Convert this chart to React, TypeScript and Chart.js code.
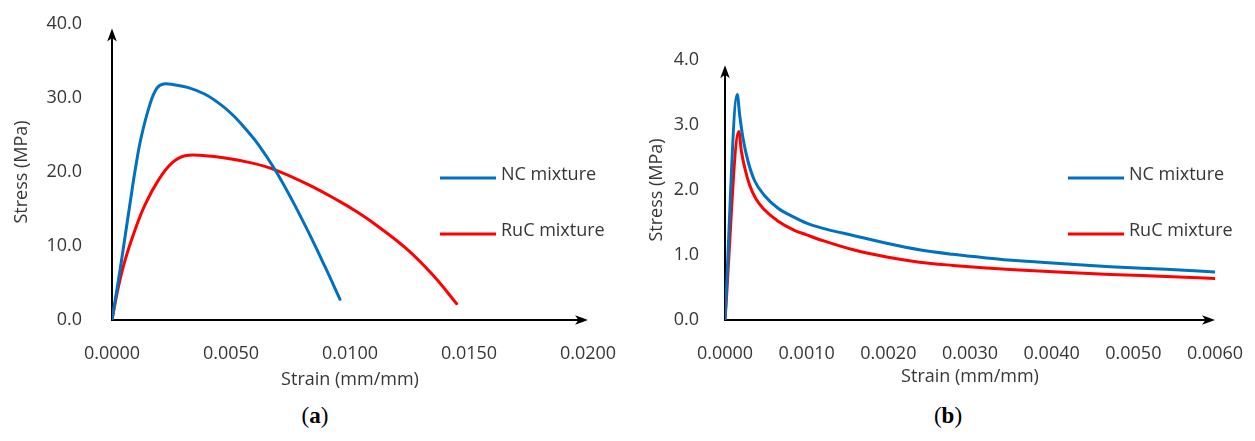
import React, { useEffect, useRef } from 'react';
import { Chart, registerables } from 'chart.js';

Chart.register(...registerables);

// ---------- shared ----------
const seriesLabels = ['NC mixture', 'RuC mixture'];
const seriesColors = ['#0070C0', '#FF0000'];

// ---------- panel (a) ----------
const aNcStrain = [0, 0.00034, 0.00055, 0.00076, 0.00097, 0.00122, 0.0016, 0.00188, 0.00216, 0.0026, 0.00321, 0.00391, 0.00461, 0.00517, 0.00559, 0.00615, 0.00685, 0.00755, 0.00825, 0.00895, 0.00958];
const aNcStress = [0, 6.8, 11.3, 15.8, 20.2, 24.6, 29.2, 31.3, 31.9, 31.8, 31.4, 30.5, 29.0, 27.4, 25.9, 23.7, 20.3, 16.3, 11.9, 7.2, 2.8];
const aRucStrain = [0, 0.00027, 0.00055, 0.00097, 0.00139, 0.00195, 0.00251, 0.00307, 0.00391, 0.00475, 0.0059, 0.00685, 0.00825, 0.00958, 0.0102, 0.01098, 0.01238, 0.0135, 0.01448];
const aRucStress = [0, 4.5, 8.1, 12.2, 15.6, 18.9, 21.2, 22.2, 22.2, 21.9, 21.2, 20.3, 18.3, 16.0, 14.8, 13.1, 9.6, 6.0, 2.2];
const aXTicks = [0, 0.005, 0.01, 0.015, 0.02];
const aYTicks = [0, 10, 20, 30, 40];

// ---------- panel (b) ----------
const bNcStrain = [0, 0.00015, 0.00018, 0.00022, 0.00028, 0.00036, 0.00048, 0.00065, 0.00085, 0.001, 0.0012, 0.00157, 0.00198, 0.00238, 0.00279, 0.0032, 0.0036, 0.0042, 0.00472, 0.0054, 0.006];
const bNcStress = [0, 3.47, 3.15, 2.8, 2.45, 2.15, 1.92, 1.72, 1.58, 1.49, 1.41, 1.3, 1.18, 1.08, 1.01, 0.955, 0.91, 0.86, 0.82, 0.78, 0.74];
const bRucStrain = [0, 0.00017, 0.0002, 0.00024, 0.0003, 0.00038, 0.00048, 0.00065, 0.00085, 0.001, 0.0012, 0.00157, 0.00198, 0.00238, 0.00279, 0.0032, 0.0036, 0.0042, 0.00472, 0.0054, 0.006];
const bRucStress = [0, 2.9, 2.6, 2.35, 2.08, 1.86, 1.7, 1.52, 1.38, 1.31, 1.22, 1.08, 0.97, 0.89, 0.84, 0.8, 0.77, 0.73, 0.7, 0.67, 0.64];
const bXTicks = [0, 0.001, 0.002, 0.003, 0.004, 0.005, 0.006];
const bYTicks = [0, 1, 2, 3, 4];

const FONT = "'Open Sans', 'Noto Sans', sans-serif";
const TEXT = '#363636';

function drawArrow(ctx: CanvasRenderingContext2D, x: number, y: number, angle: number) {
  ctx.save();
  ctx.translate(x, y);
  ctx.rotate(angle);
  ctx.beginPath();
  ctx.moveTo(0, 0);
  ctx.lineTo(-13, -4.8);
  ctx.lineTo(-9.5, 0);
  ctx.lineTo(-13, 4.8);
  ctx.closePath();
  ctx.fill();
  ctx.restore();
}

const axesLegendPlugin = {
  id: 'axesLegend',
  beforeDatasetsDraw(chart: any, _args: any, opts: any) {
    const { ctx } = chart;
    const xs = chart.scales.x;
    const ys = chart.scales.y;
    const x0 = xs.getPixelForValue(0);
    const y0 = ys.getPixelForValue(0);
    const xEnd = xs.getPixelForValue(xs.max);
    const yEnd = ys.getPixelForValue(opts.yArrowTip);
    ctx.save();
    ctx.strokeStyle = '#000';
    ctx.fillStyle = '#000';
    ctx.lineWidth = 2;
    ctx.beginPath();
    ctx.moveTo(x0, y0);
    ctx.lineTo(xEnd - 8, y0);
    ctx.stroke();
    ctx.beginPath();
    ctx.moveTo(x0, y0 + 1);
    ctx.lineTo(x0, yEnd + 8);
    ctx.stroke();
    drawArrow(ctx, xEnd, y0, 0);
    drawArrow(ctx, x0, yEnd, -Math.PI / 2);
    ctx.restore();
  },
  afterDatasetsDraw(chart: any, _args: any, opts: any) {
    const { ctx } = chart;
    ctx.save();
    chart.data.datasets.forEach((ds: any, i: number) => {
      const ly = opts.legendTop + i * opts.legendGap;
      ctx.strokeStyle = ds.borderColor;
      ctx.lineWidth = 3;
      ctx.lineCap = 'butt';
      ctx.beginPath();
      ctx.moveTo(opts.legendX, ly);
      ctx.lineTo(opts.legendX + 56, ly);
      ctx.stroke();
      ctx.fillStyle = TEXT;
      ctx.font = `18px ${FONT}`;
      ctx.textBaseline = 'middle';
      ctx.textAlign = 'left';
      ctx.fillText(ds.label, opts.legendX + 61, ly - 3);
    });
    ctx.restore();
  },
};

type Panel = {
  series: { x: number[]; y: number[] }[];
  xTicks: number[];
  yTicks: number[];
  xDigits: number;
  yDigits: number;
  yArrowTip: number;
  tension: number;
  mode: string;
  padTop: number;
  yWidth: number;
  yTickPad: number;
  yTitlePad: number;
  xTitlePad: number;
};

function clearPadding(scale: any) {
  scale.paddingLeft = 0;
  scale.paddingRight = 0;
  scale.paddingTop = 0;
  scale.paddingBottom = 0;
}

function makeConfig(p: Panel): any {
  return {
    type: 'line',
    data: {
      datasets: p.series.map((s, i) => ({
        label: seriesLabels[i],
        data: s.x.map((x, k) => ({ x, y: s.y[k] })),
        borderColor: seriesColors[i],
        backgroundColor: seriesColors[i],
        borderWidth: 3,
        pointRadius: 0,
        fill: false,
        tension: p.tension,
        cubicInterpolationMode: p.mode,
        borderCapStyle: 'round',
        borderJoinStyle: 'round',
      })),
    },
    options: {
      responsive: false,
      animation: false,
      devicePixelRatio: 1,
      layout: { autoPadding: false, padding: { top: p.padTop, right: 40, left: 0, bottom: 0 } },
      plugins: {
        legend: { display: false },
        tooltip: { enabled: false },
        axesLegend: { yArrowTip: p.yArrowTip, legendX: 440, legendTop: 178, legendGap: 56 },
      },
      scales: {
        x: {
          type: 'linear',
          min: p.xTicks[0],
          max: p.xTicks[p.xTicks.length - 1],
          grid: { display: false, drawTicks: false },
          border: { display: false },
          afterBuildTicks: (scale: any) => {
            scale.ticks = p.xTicks.map((v) => ({ value: v }));
          },
          afterFit: (scale: any) => {
            scale.height = 80;
            clearPadding(scale);
          },
          ticks: {
            padding: 23,
            maxRotation: 0,
            autoSkip: false,
            color: TEXT,
            font: { family: FONT, size: 18 },
            callback: (v: any) => Number(v).toFixed(p.xDigits),
          },
          title: {
            display: true,
            text: 'Strain (mm/mm)',
            color: TEXT,
            font: { family: FONT, size: 18 },
            padding: { top: 0, bottom: p.xTitlePad },
          },
        },
        y: {
          type: 'linear',
          min: p.yTicks[0],
          max: p.yTicks[p.yTicks.length - 1],
          grid: { display: false, drawTicks: false },
          border: { display: false },
          afterBuildTicks: (scale: any) => {
            scale.ticks = p.yTicks.map((v) => ({ value: v }));
          },
          afterFit: (scale: any) => {
            scale.width = p.yWidth;
            clearPadding(scale);
          },
          ticks: {
            padding: p.yTickPad,
            autoSkip: false,
            color: TEXT,
            font: { family: FONT, size: 18 },
            callback: (v: any) => Number(v).toFixed(p.yDigits),
          },
          title: {
            display: true,
            text: 'Stress (MPa)',
            color: TEXT,
            font: { family: FONT, size: 18 },
            padding: { top: p.yTitlePad, bottom: 0 },
          },
        },
      },
    },
    plugins: [axesLegendPlugin],
  };
}

const panelA: Panel = {
  series: [
    { x: aNcStrain, y: aNcStress },
    { x: aRucStrain, y: aRucStress },
  ],
  xTicks: aXTicks,
  yTicks: aYTicks,
  xDigits: 4,
  yDigits: 1,
  yArrowTip: 39.4,
  tension: 0.4,
  mode: 'default',
  padTop: 24,
  yWidth: 112,
  yTickPad: 30,
  yTitlePad: 11,
  xTitlePad: 9,
};

const panelB: Panel = {
  series: [
    { x: bNcStrain, y: bNcStress },
    { x: bRucStrain, y: bRucStress },
  ],
  xTicks: bXTicks,
  yTicks: bYTicks,
  xDigits: 4,
  yDigits: 1,
  yArrowTip: 3.92,
  tension: 0.4,
  mode: 'monotone',
  padTop: 60,
  yWidth: 97,
  yTickPad: 26,
  yTitlePad: 18,
  xTitlePad: 12,
};

function ChartCanvas({ panel, width, height }: { panel: Panel; width: number; height: number }) {
  const ref = useRef<HTMLCanvasElement | null>(null);
  useEffect(() => {
    if (!ref.current) return;
    const chart = new Chart(ref.current, makeConfig(panel));
    return () => chart.destroy();
  }, [panel]);
  return <canvas ref={ref} width={width} height={height} style={{ width, height, display: 'block' }} />;
}

const captionStyle: React.CSSProperties = {
  position: 'absolute',
  top: 403,
  fontFamily: "'Liberation Serif', 'DejaVu Serif', serif",
  fontSize: 23,
  color: '#000',
  transform: 'translateX(-50%)',
  whiteSpace: 'nowrap',
};

export default function App() {
  return (
    <div style={{ position: 'absolute', left: 0, top: 0, width: 1255, height: 441, background: '#fff', overflow: 'hidden' }}>
      <div style={{ position: 'absolute', left: 0, top: 0 }}>
        <ChartCanvas panel={panelA} width={628} height={400} />
      </div>
      <div style={{ position: 'absolute', left: 628, top: 0 }}>
        <ChartCanvas panel={panelB} width={627} height={400} />
      </div>
      <div style={{ ...captionStyle, left: 315 }}>
        (<b>a</b>)
      </div>
      <div style={{ ...captionStyle, left: 948 }}>
        (<b>b</b>)
      </div>
    </div>
  );
}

**Work required:**
Return exactly what appears from the opening line of the material through the line with "Chart.register(...registerables);", apart from the pictures.

**Solution to this task:**
Convert this chart to React, TypeScript and Chart.js code.
import React, { useEffect, useRef } from 'react';
import { Chart, registerables } from 'chart.js';

Chart.register(...registerables);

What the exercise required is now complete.